North Korea is most unlike East Germany in almost every regard. First, it has never been dependent on Soviet military support for regime survival, its own secret police and military provide ample protection for the regime against all potential threats from its populous. Second, until very recently the North Korean people were not aware of their own economic inferiority; the cultural penetration of North Korea by the South has been very gradual, and not officially sanctioned. In fact it remains illegal for North Koreans to trade in or own South Korean cultural products, but many still do. Third, with the exception of North Koreans who worked in the Soviet Union in the late 1980s (mainly involved in logging in Siberia), most North Koreans only knew what their government told them about Glasnost and Perestroika. Information even about ‘Socialism with Chinese Characteristics’ was not available to the average North Korean. The North Korean government had done a much better job of isolating their people from the outside world; this is partially thanks to the isolationist tendencies within Korean culture, the Korean War was also a factor. As a result there was no popular appetite for reform. South Korea has not penetrated North Korea economically in any way like the West German economy became attached to the East. East Germany was an important lesson for the North Korean elite; if we reform we will lose everything.
The lack of destalinization is also important. East Germany after Khrushchev denounced Stalin, became a post-Stalinist state. This means that it no longer underwent frequent, irrational, and terrifying purges of the party and populous. Instead the elite became imbedded, and increasingly aged. North Korea never destalinized, it remains the world’s Last Stalinist state at least in the sense of all pervading police network which seeks to deter and eliminate all threats to the regime’s survival from within the population. It remains effective in this regard, stifling all attempts to organise civil society. East Germany had an emerging civil society in the late 1980s, spearheaded by the Protestant Church, whose frequent campaigns and open dissent against the regime were tolerated.

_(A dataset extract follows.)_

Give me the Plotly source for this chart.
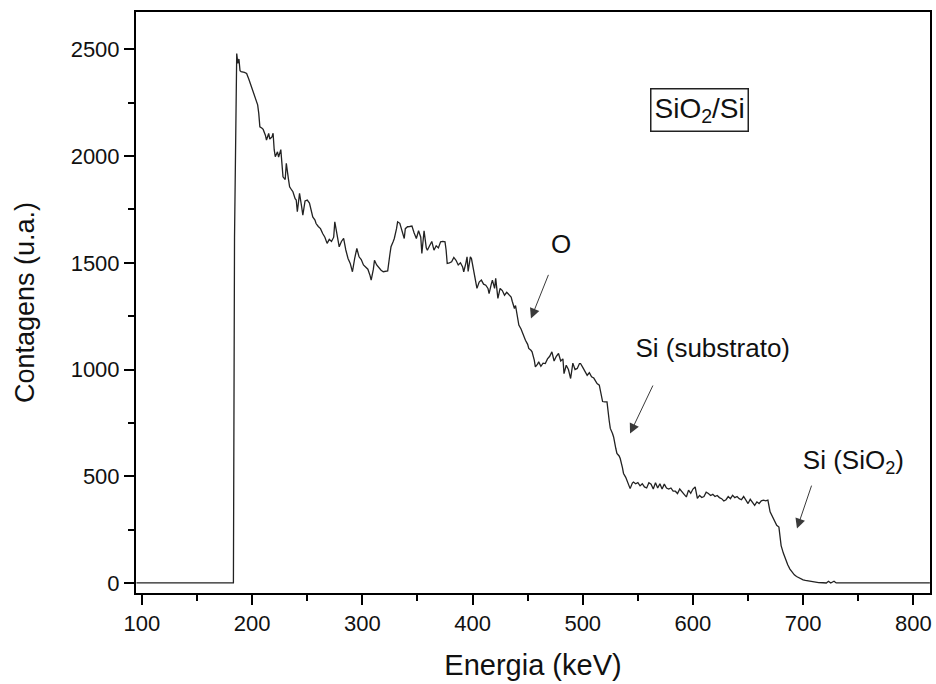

North Korea therefore is not like East Germany, but it does bear striking resemblance to Romania. Romania’s leader until 1989, Ceausescu was very like Kim Il Sung. His personal vanity seemed to have known no limit; all attempts at dissent were ruthlessly crushed, as were protests. He actively copied North Korea and China in 1971 with his July theses. But there are two very important differences, whilst his Securitate was very effective, it could not keep out foreign information through radio broadcasts; so Romanians were aware of how Ceausescu’s policies were pauperising the nation contra the rest of Europe. Second, the reformism of the rest of Europe seeped into Romania, the substantial ethnic minority Hungarians became aware of the reformism and relative prosperity of their motherland through the radio. Third, the external threat of the Soviet Union after the Soviet invasion of Czechoslovakia in 1968 which united Romanians around the Ceausescu state no longer existed. Thus the regime had no economic legitimacy or foreign threat to help maintain its control over the people. So when the people rose up, the state splintered and the elite fractured between who saw the protest as ’counter-revolutionary’ and opportunists who saw it as a way to gain more power by toppling Ceausescu. North Korea still has and will always have an external enemy, in fact two, the United States and South Korea. Neither will be collapsing any time soon, so the elite would never dare to initiate reform, or topple the Kim dynasty. If they did, their state would most surely collapse and they would lose their privileges and maybe their lives. The Romanian elite could safely get rid of Ceausescu, blame him for everything, then seize power; the North Korean elite must cling to the Kims, they are the elite’s and the state’s Raison d'être.
North Korea is therefore unlikely to collapse like East Germany, or suddenly be overthrown by an elite coup like Romania (with popular support and unrest).